ポイントは三つある。第一は、国際社会における最大の論点は、国連安保理決議478(1980年)その他による要請に反しているか、反しているならばそれはどういう意味を持つか、である。対テロ戦争を共に戦う欧米諸国が一斉に批判しているが、それは具体的な政策判断の是非をめぐる批判なのだと言える。日本国内では相変わらず、日本政府が十分にトランプ大統領を批判していないので、糾弾しよう、といった論調が目立つ。しかし決議478の当該部分は必ずしも法的拘束力を持つわけではなく、批判のトーンに各国の立場の相違に応じた違いが見られるのは、それほど奇異なことではない。むしろ国際ニュースでは、日本を含めた現在の安全保障理事会理事国14か国が、つまりアメリカだけを除いた全ての理事国が、トランプ大統領の決定に批判的に懸念を表明したことのほうが広く伝えられている。第二に、中東情勢への影響であるが、アラブ人の民族意識で問題をとらえる論調があるのは、やや時代錯誤な感を受ける。アメリカ批判の急先鋒に立って中東の世論の喚起を主導しようとしているのは、トルコやイランなどの非アラブ国となっている。アラブ諸国の反応は概して穏便だ。アラブ圏域では、サウジアラビアなどの湾岸諸国による経済封鎖措置を受けて、急速にトルコとイランに近づいたカタールが、アルジャジーラなどを通じて、トランプ批判の報道を行っている。背景には、モハメド・ビン・サルマン皇太子が実権を掌握して、大規模な変動が起こっているサウジアラビアが、シリアやイエーメンをめぐって先鋭化したイランとの対立関係から、アメリカとの結びつきを再確認し、イスラエルにも近づいていたことがあった。トランプ大統領の決定とその反応のパターンが、分断された中東の現状を反映したものであることは、ほんの少しでもアメリカがからんでいない場合でも中東情勢のニュースに気をつかっていれば、すぐにわかることである。

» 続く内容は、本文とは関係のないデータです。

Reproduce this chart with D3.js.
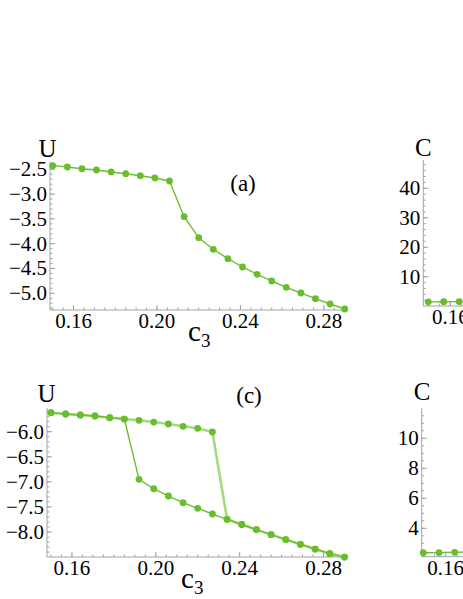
<!DOCTYPE html>
<html>
<head>
<meta charset="utf-8">
<script src="https://cdn.jsdelivr.net/npm/d3@7"></script>
<style>
  html, body { margin: 0; padding: 0; background: #fff; overflow: hidden; }
  svg { display: block; }
  text { font-family: "Liberation Serif", "Times New Roman", serif; fill: #000; }
</style>
</head>
<body>
<svg id="chart" width="463" height="599"></svg>
<script>
// ---------------- data ----------------
const c3 = [0.150, 0.157, 0.164, 0.171, 0.178, 0.185, 0.192, 0.199, 0.206, 0.213, 0.220,
            0.227, 0.234, 0.241, 0.248, 0.255, 0.262, 0.269, 0.276, 0.283, 0.290];

// panel (a): U vs c3
const U_a = [-2.427, -2.454, -2.488, -2.514, -2.554, -2.589, -2.629, -2.675, -2.736, -3.456, -3.879,
             -4.113, -4.302, -4.470, -4.617, -4.752, -4.879, -4.994, -5.109, -5.216, -5.317];

// panel (c): hysteresis, upper branch (c3 index 0..11), lower branch (c3 index 6..20)
const U_c_upper = [-5.621, -5.647, -5.667, -5.687, -5.721, -5.747, -5.773, -5.807, -5.846, -5.892, -5.932, -6.006];
const U_c_lower = [-6.949, -7.137, -7.282, -7.416, -7.527, -7.641, -7.747, -7.850, -7.952, -8.052,
                   -8.150, -8.245, -8.339, -8.431, -8.500];
const lowerStart = 6;

// panels (b), (d): C vs c3 (only the visible beginning)
const C_b = [1.46, 1.50, 1.55, 1.60];
const C_d = [2.37, 2.38, 2.40, 2.42];

// tick labels
const xTicks = [0.16, 0.20, 0.24, 0.28];
const yTicks_a = [-2.5, -3.0, -3.5, -4.0, -4.5, -5.0];
const yTicks_c = [-6.0, -6.5, -7.0, -7.5, -8.0];
const yTicks_b = [10, 20, 30, 40];
const yTicks_d = [4, 6, 8, 10];

// ---------------- drawing ----------------
const svg = d3.select("#chart");
const AXIS = "#a3a3a3";
const DOT = "#69bd2c";
const LINE_DARK = "#6cbf33";
const LINE_LIGHT = "#a4db7f";
const fmtNeg = d => (d < 0 ? "\u2212" : "") + Math.abs(d).toFixed(1);

function panel(cfg) {
  const g = svg.append("g");
  const x = d3.scaleLinear().domain(cfg.xd).range(cfg.xr);
  const y = d3.scaleLinear().domain(cfg.yd).range(cfg.yr);
  const x0 = cfg.xr[0], y0 = cfg.yr[0];

  // x axis
  const xa = g.append("g");
  xa.append("line").attr("x1", cfg.xr[0]).attr("x2", cfg.xr[1]).attr("y1", y0).attr("y2", y0)
    .attr("stroke", AXIS).attr("stroke-width", 1);
  const xmin = d3.range(Math.ceil(cfg.xd[0] / 0.005) * 0.005, cfg.xd[1], 0.005);
  xa.selectAll("line.mn").data(xmin).enter().append("line")
    .attr("x1", d => x(d)).attr("x2", d => x(d)).attr("y1", y0).attr("y2", y0 - 2.5)
    .attr("stroke", AXIS);
  xa.selectAll("line.mj").data(xTicks).enter().append("line")
    .attr("x1", d => x(d)).attr("x2", d => x(d)).attr("y1", y0).attr("y2", y0 - 5)
    .attr("stroke", AXIS);
  xa.selectAll("text").data(xTicks).enter().append("text")
    .attr("x", d => x(d)).attr("y", y0 + 18)
    .attr("text-anchor", "middle").attr("font-size", 21)
    .text(d => d.toFixed(2));

  // y axis
  const ya = g.append("g");
  ya.append("line").attr("x1", x0).attr("x2", x0).attr("y1", cfg.yr[0]).attr("y2", cfg.yr[1])
    .attr("stroke", AXIS);
  const ymin = d3.range(Math.ceil(cfg.yd[0] / cfg.ym - 1e-9) * cfg.ym, cfg.yd[1], cfg.ym);
  ya.selectAll("line.mn").data(ymin).enter().append("line")
    .attr("x1", x0).attr("x2", x0 + 2.5).attr("y1", d => y(d)).attr("y2", d => y(d))
    .attr("stroke", AXIS);
  ya.selectAll("line.mj").data(cfg.yt).enter().append("line")
    .attr("x1", x0).attr("x2", x0 + 5).attr("y1", d => y(d)).attr("y2", d => y(d))
    .attr("stroke", AXIS);
  ya.selectAll("text").data(cfg.yt).enter().append("text")
    .attr("x", x0 - 3).attr("y", d => y(d) + 7)
    .attr("text-anchor", "end").attr("font-size", 21)
    .text(cfg.fmt);

  // axis name
  g.append("text").attr("x", cfg.yname[0]).attr("y", cfg.yname[1])
    .attr("text-anchor", "middle").attr("font-size", 25).text(cfg.yname[2]);
  if (cfg.xname) {
    const t = g.append("text").attr("x", cfg.xname[0]).attr("y", cfg.xname[1]).attr("font-size", 29);
    t.append("tspan").text("c");
    t.append("tspan").attr("font-size", 19).attr("dy", 6).text("3");
  }
  if (cfg.tag) {
    g.append("text").attr("x", cfg.tag[0]).attr("y", cfg.tag[1])
      .attr("text-anchor", "middle").attr("font-size", 23).text(cfg.tag[2]);
  }

  const line = d3.line().x(d => x(d[0])).y(d => y(d[1]));
  cfg.series.forEach(s => {
    g.append("path").datum(s.pts).attr("d", line).attr("fill", "none")
      .attr("stroke", s.color).attr("stroke-width", s.w).attr("stroke-linejoin", "round");
  });
  const dots = cfg.series.flatMap(s => s.pts);
  g.selectAll("circle").data(dots).enter().append("circle")
    .attr("cx", d => x(d[0])).attr("cy", d => y(d[1])).attr("r", 3.4).attr("fill", DOT);
}

// panel (a)
panel({
  xd: [0.1487, 0.2911], xr: [50, 347],
  yd: [-5.337, -2.347], yr: [310, 161.7], ym: 0.1,
  yt: yTicks_a, fmt: fmtNeg,
  yname: [47.5, 157, "U"], xname: [188, 341], tag: [243, 191, "(a)"],
  series: [{ pts: c3.map((c, i) => [c, U_a[i]]), color: LINE_DARK, w: 1.4 }]
});

// panel (c)
const upperPts = U_c_upper.map((v, i) => [c3[i], v]);
const lowerPts = U_c_lower.map((v, i) => [c3[i + lowerStart], v]);
const forward = upperPts.concat(lowerPts.filter(p => p[0] > upperPts[upperPts.length - 1][0] + 1e-9));
const backward = lowerPts.slice().reverse().concat(upperPts.slice(0, lowerStart).reverse());
panel({
  xd: [0.1481, 0.2912], xr: [47, 347],
  yd: [-8.498, -5.527], yr: [557, 408], ym: 0.1,
  yt: yTicks_c, fmt: fmtNeg,
  yname: [46.5, 402, "U"], xname: [181, 588], tag: [249, 403, "(c)"],
  series: [
    { pts: forward, color: LINE_LIGHT, w: 2.6 },
    { pts: backward, color: LINE_DARK, w: 1.4 }
  ]
});

// panel (b)
panel({
  xd: [0.14773, 0.2841], xr: [423.3, 723.3],
  yd: [0.06, 49.6], yr: [306, 160], ym: 2,
  yt: yTicks_b, fmt: d => d,
  yname: [423.3, 156, "C"],
  series: [{ pts: C_b.map((v, i) => [c3[i], v]), color: LINE_DARK, w: 1.4 }]
});

// panel (d)
panel({
  xd: [0.14929, 0.2830], xr: [421.7, 721.7],
  yd: [2.107, 12], yr: [556.7, 408.3], ym: 0.5,
  yt: yTicks_d, fmt: d => d,
  yname: [422, 400, "C"],
  series: [{ pts: C_d.map((v, i) => [c3[i], v]), color: LINE_DARK, w: 1.4 }]
});
</script>
</body>
</html>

第三に、アメリカが中東和平を主導できないことは、すでに一つの現実となっていた。アメリカのパレスチナ問題としての中東和平への関与の大きな分岐点は、1993年のオスロ合意であったと言えるが、それは1991年湾岸戦争によって歴史上かつてないほど中東への影響力をアメリカが確保したことの反映であった。それから四半世紀が過ぎ、特にイラク戦争の混乱をへて、アメリカの影響力が見る影もない状態にまで低下したことは、明白であった。トランプ大統領の決定は、その現実をふまえながら、対テロ戦争を遂行していく態度の現れとして理解するべきだろう。そうでなければ、批判する場合でも的外れになる。トランプ大統領の外交は、今のところ東アジアでは比較的うまくいっているが、それは、北朝鮮という国際社会が共通の敵とみなす存在があればこそであろう。東アジアでは、自国の利益と他国の利益の調整を図りやすい構図があるのだ。それに対して中東や欧州では、事情が異なる。アメリカが自国の利益に基づいて独自の政策をとることが、アメリカと利益を共有しない勢力の利益と衝突する。対テロ戦争が恒常化し、国際社会の構造的な問題となっている情勢の中で、各国がそれぞれの立場をふまえながら、苦闘しているためだ。
おそらく今回の決定が和平交渉に起死回生の契機をもたらす、と考えるのは、楽観的すぎるだろう。だが現実には、アメリカが1993年当時のような中立的ブローカーを装っても、先行きの見えない和平交渉が前に進む見込みは乏しい。経営者=つまり商人のトランプ大統領は、自らの利益を明確に伝えながら、相手の利益確保も提案する交渉スタイルに慣れているだろう。交渉相手に対しては、だが。したがって次の一手は、パレスチナ側への譲歩提案である。繰り返すが、うまくいく見込みは乏しいが、良くも悪くも、それがトランプ大統領のスタイルだということだ。日本も国際社会の道義的規範を遵守しながら、自国の立ち位置も見定めて、対応を決していかざるをえない。日本政府の政策評価は、反米主義の扇動にもとづくのではなく、より冷静な情勢分析判断にもとづいて、進めていくべきである。